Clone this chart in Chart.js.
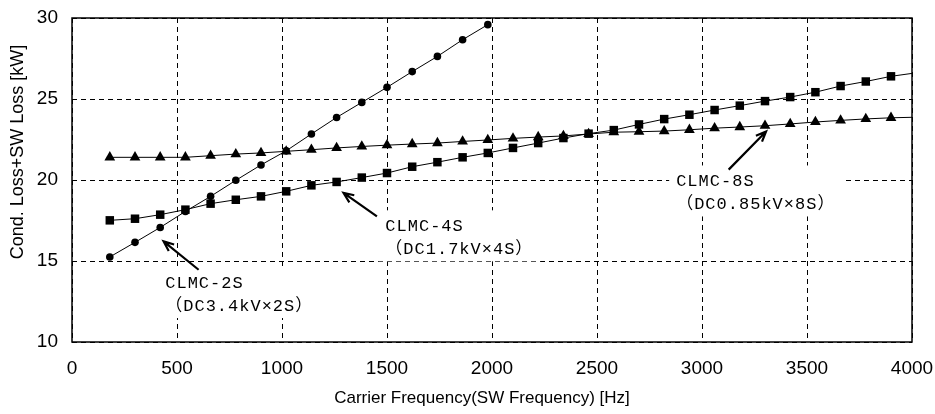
<!DOCTYPE html>
<html>
<head>
<meta charset="utf-8">
<script src="https://cdn.jsdelivr.net/npm/chart.js@4.4.1/dist/chart.umd.min.js"></script>
<style>
    html, body { margin: 0; padding: 0; background: #fff; }
</style>
</head>
<body>
<canvas id="loss-chart" width="935" height="414"></canvas>
<script>
// carrier frequency of each measured point [Hz]
var freqs = [180, 300, 420, 540, 660, 780, 900, 1020, 1140, 1260, 1380, 1500, 1620, 1740, 1860, 1980,
             2100, 2220, 2340, 2460, 2580, 2700, 2820, 2940, 3060, 3180, 3300, 3420, 3540, 3660, 3780, 3900];

// CLMC-2S (circles), only up to 1980 Hz
var clmc2s = [15.25, 16.15, 17.07, 18.06, 18.99, 19.98, 20.93, 21.80, 22.84, 23.86, 24.79, 25.72, 26.69, 27.63, 28.66, 29.59];

// CLMC-4S (squares)
var clmc4s = [17.51, 17.61, 17.86, 18.17, 18.54, 18.78, 18.99, 19.30, 19.67, 19.88, 20.15, 20.43, 20.82, 21.10, 21.40, 21.67,
              21.98, 22.28, 22.59, 22.86, 23.08, 23.43, 23.76, 24.03, 24.32, 24.59, 24.87, 25.12, 25.42, 25.80, 26.08, 26.40];

// CLMC-8S (triangles)
var clmc8s = [21.40, 21.40, 21.40, 21.40, 21.50, 21.60, 21.67, 21.77, 21.87, 21.98, 22.07, 22.15, 22.22, 22.28, 22.38, 22.47,
              22.57, 22.65, 22.72, 22.84, 22.95, 22.98, 23.02, 23.10, 23.20, 23.27, 23.35, 23.46, 23.58, 23.68, 23.77, 23.84];

// the trend lines of 4S and 8S run on to the right edge
var lineEndFreq = 4000;
var clmc4sEnd = 26.58;
var clmc8sEnd = 23.87;

var xTicks = [0, 500, 1000, 1500, 2000, 2500, 3000, 3500, 4000];
var yTicks = [10, 15, 20, 25, 30];

var xTitle = 'Carrier Frequency(SW Frequency) [Hz]';
var yTitle = 'Cond. Loss+SW Loss [kW]';

// callouts: text lines, arrow tip / tail and text corner, in data units
var notes = [
    { lines: ['CLMC-2S', '（DC3.4kV×2S）'], tip: [436, 16.21], tail: [603, 14.46], at: [444, 13.64] },
    { lines: ['CLMC-4S', '（DC1.7kV×4S）'], tip: [1293, 19.20], tail: [1452, 17.75], at: [1492, 17.14] },
    { lines: ['CLMC-8S', '（DC0.85kV×8S）'], tip: [3305, 23.00], tail: [3127, 20.64], at: [2877, 19.91] }
];

function points(xs, ys) {
    var out = [];
    for (var i = 0; i < ys.length; i++) out.push({ x: xs[i], y: ys[i] });
    return out;
}

var data4s = points(freqs, clmc4s);
data4s.push({ x: lineEndFreq, y: clmc4sEnd });
var data8s = points(freqs, clmc8s);
data8s.push({ x: lineEndFreq, y: clmc8sEnd });

function hideEnd(r) {
    return function(ctx) { return ctx.raw && ctx.raw.x > 3950 ? 0 : r; };
}

var framePlugin = {
    id: 'frame',
    beforeDatasetsDraw: function(chart) {
        var a = chart.chartArea, c = chart.ctx;
        c.save();
        c.strokeStyle = '#000';
        c.lineWidth = 1.5;
        c.strokeRect(a.left, a.top, a.right - a.left, a.bottom - a.top);
        c.restore();
    },
    afterDraw: function(chart) {
        var c = chart.ctx;
        var xs = chart.scales.x, ys = chart.scales.y;
        c.save();
        c.fillStyle = '#000';
        c.font = '17px "Liberation Sans", Arial, sans-serif';
        c.textAlign = 'center';
        c.textBaseline = 'middle';
        c.fillText(xTitle, 482, 398);
        c.font = '18px "Liberation Sans", Arial, sans-serif';
        c.translate(18, 152);
        c.rotate(-Math.PI / 2);
        c.fillText(yTitle, 0, 0);
        c.restore();

        notes.forEach(function(n) {
            var tx = xs.getPixelForValue(n.tip[0]), ty = ys.getPixelForValue(n.tip[1]);
            var sx = xs.getPixelForValue(n.tail[0]), sy = ys.getPixelForValue(n.tail[1]);
            var lx = xs.getPixelForValue(n.at[0]), ly = ys.getPixelForValue(n.at[1]);
            c.save();
            c.font = '17px "Liberation Mono", "Noto Sans CJK JP", monospace';
            c.letterSpacing = '1px';
            var w = 0;
            n.lines.forEach(function(t) { w = Math.max(w, c.measureText(t).width); });
            var lh = 23;
            c.fillStyle = '#fff';
            c.fillRect(lx - 7, ly - 16, w + 14, lh * (n.lines.length - 1) + 28);
            c.fillStyle = '#000';
            c.textAlign = 'left';
            c.textBaseline = 'middle';
            n.lines.forEach(function(t, i) { c.fillText(t, lx, ly + i * lh); });
            // arrow
            c.strokeStyle = '#000';
            c.lineWidth = 2.2;
            c.beginPath();
            c.moveTo(sx, sy);
            c.lineTo(tx, ty);
            var ang = Math.atan2(ty - sy, tx - sx);
            c.moveTo(tx - 11 * Math.cos(ang - 0.4), ty - 11 * Math.sin(ang - 0.4));
            c.lineTo(tx, ty);
            c.lineTo(tx - 11 * Math.cos(ang + 0.4), ty - 11 * Math.sin(ang + 0.4));
            c.stroke();
            c.restore();
        });
    }
};

var ctx = document.getElementById('loss-chart');

var lossChart = new Chart(ctx, {
    type: 'scatter',
    data: {
        datasets: [{
            label: 'CLMC-2S',
            data: points(freqs, clmc2s),
            showLine: true,
            borderColor: '#000',
            backgroundColor: '#000',
            borderWidth: 1,
            pointStyle: 'circle',
            pointRadius: 3.8,
            pointBorderWidth: 0
        },
        {
            label: 'CLMC-4S',
            data: data4s,
            showLine: true,
            borderColor: '#000',
            backgroundColor: '#000',
            borderWidth: 1,
            pointStyle: 'rect',
            pointRadius: hideEnd(6),
            pointBorderWidth: 0
        },
        {
            label: 'CLMC-8S',
            data: data8s,
            showLine: true,
            borderColor: '#000',
            backgroundColor: '#000',
            borderWidth: 1,
            pointStyle: 'triangle',
            pointRadius: hideEnd(6.2),
            pointBorderWidth: 0
        }]
    },
    options: {
        responsive: false,
        animation: false,
        layout: {
            padding: { left: 22, right: 23, top: 18, bottom: 32 }
        },
        plugins: {
            legend: { display: false },
            tooltip: { enabled: false }
        },
        scales: {
            x: {
                type: 'linear',
                min: 0,
                max: 4000,
                afterBuildTicks: function(axis) { axis.ticks = xTicks.map(function(v) { return { value: v }; }); },
                afterFit: function(axis) {
                    axis.height = 40;
                    axis.paddingLeft = 0;
                    axis.paddingRight = 0;
                },
                grid: { color: '#000', lineWidth: 1, drawTicks: false },
                border: { display: false, dash: [5, 4] },
                ticks: {
                    color: '#000',
                    padding: 15,
                    maxRotation: 0,
                    callback: function(v) { return String(v); },
                    font: { family: '"Liberation Sans", Arial, sans-serif', size: 19 }
                }
            },
            y: {
                min: 10,
                max: 30,
                afterBuildTicks: function(axis) { axis.ticks = yTicks.map(function(v) { return { value: v }; }); },
                afterFit: function(axis) {
                    axis.width = 50;
                    axis.paddingTop = 0;
                    axis.paddingBottom = 0;
                },
                grid: { color: '#000', lineWidth: 1, drawTicks: false },
                border: { display: false, dash: [5, 4] },
                ticks: {
                    color: '#000',
                    padding: 14,
                    callback: function(v) { return String(v); },
                    font: { family: '"Liberation Sans", Arial, sans-serif', size: 19 }
                }
            }
        }
    },
    plugins: [framePlugin]
});
</script>
</body>
</html>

Requirement – Write out an exact copy of the listing, first line through the line containing "var yTitle = 'Cond. Loss+SW Loss [kW]';", with the pictures left out.

Full output –
Clone this chart in Chart.js.
<!DOCTYPE html>
<html>
<head>
<meta charset="utf-8">
<script src="https://cdn.jsdelivr.net/npm/chart.js@4.4.1/dist/chart.umd.min.js"></script>
<style>
    html, body { margin: 0; padding: 0; background: #fff; }
</style>
</head>
<body>
<canvas id="loss-chart" width="935" height="414"></canvas>
<script>
// carrier frequency of each measured point [Hz]
var freqs = [180, 300, 420, 540, 660, 780, 900, 1020, 1140, 1260, 1380, 1500, 1620, 1740, 1860, 1980,
             2100, 2220, 2340, 2460, 2580, 2700, 2820, 2940, 3060, 3180, 3300, 3420, 3540, 3660, 3780, 3900];

// CLMC-2S (circles), only up to 1980 Hz
var clmc2s = [15.25, 16.15, 17.07, 18.06, 18.99, 19.98, 20.93, 21.80, 22.84, 23.86, 24.79, 25.72, 26.69, 27.63, 28.66, 29.59];

// CLMC-4S (squares)
var clmc4s = [17.51, 17.61, 17.86, 18.17, 18.54, 18.78, 18.99, 19.30, 19.67, 19.88, 20.15, 20.43, 20.82, 21.10, 21.40, 21.67,
              21.98, 22.28, 22.59, 22.86, 23.08, 23.43, 23.76, 24.03, 24.32, 24.59, 24.87, 25.12, 25.42, 25.80, 26.08, 26.40];

// CLMC-8S (triangles)
var clmc8s = [21.40, 21.40, 21.40, 21.40, 21.50, 21.60, 21.67, 21.77, 21.87, 21.98, 22.07, 22.15, 22.22, 22.28, 22.38, 22.47,
              22.57, 22.65, 22.72, 22.84, 22.95, 22.98, 23.02, 23.10, 23.20, 23.27, 23.35, 23.46, 23.58, 23.68, 23.77, 23.84];

// the trend lines of 4S and 8S run on to the right edge
var lineEndFreq = 4000;
var clmc4sEnd = 26.58;
var clmc8sEnd = 23.87;

var xTicks = [0, 500, 1000, 1500, 2000, 2500, 3000, 3500, 4000];
var yTicks = [10, 15, 20, 25, 30];

var xTitle = 'Carrier Frequency(SW Frequency) [Hz]';
var yTitle = 'Cond. Loss+SW Loss [kW]';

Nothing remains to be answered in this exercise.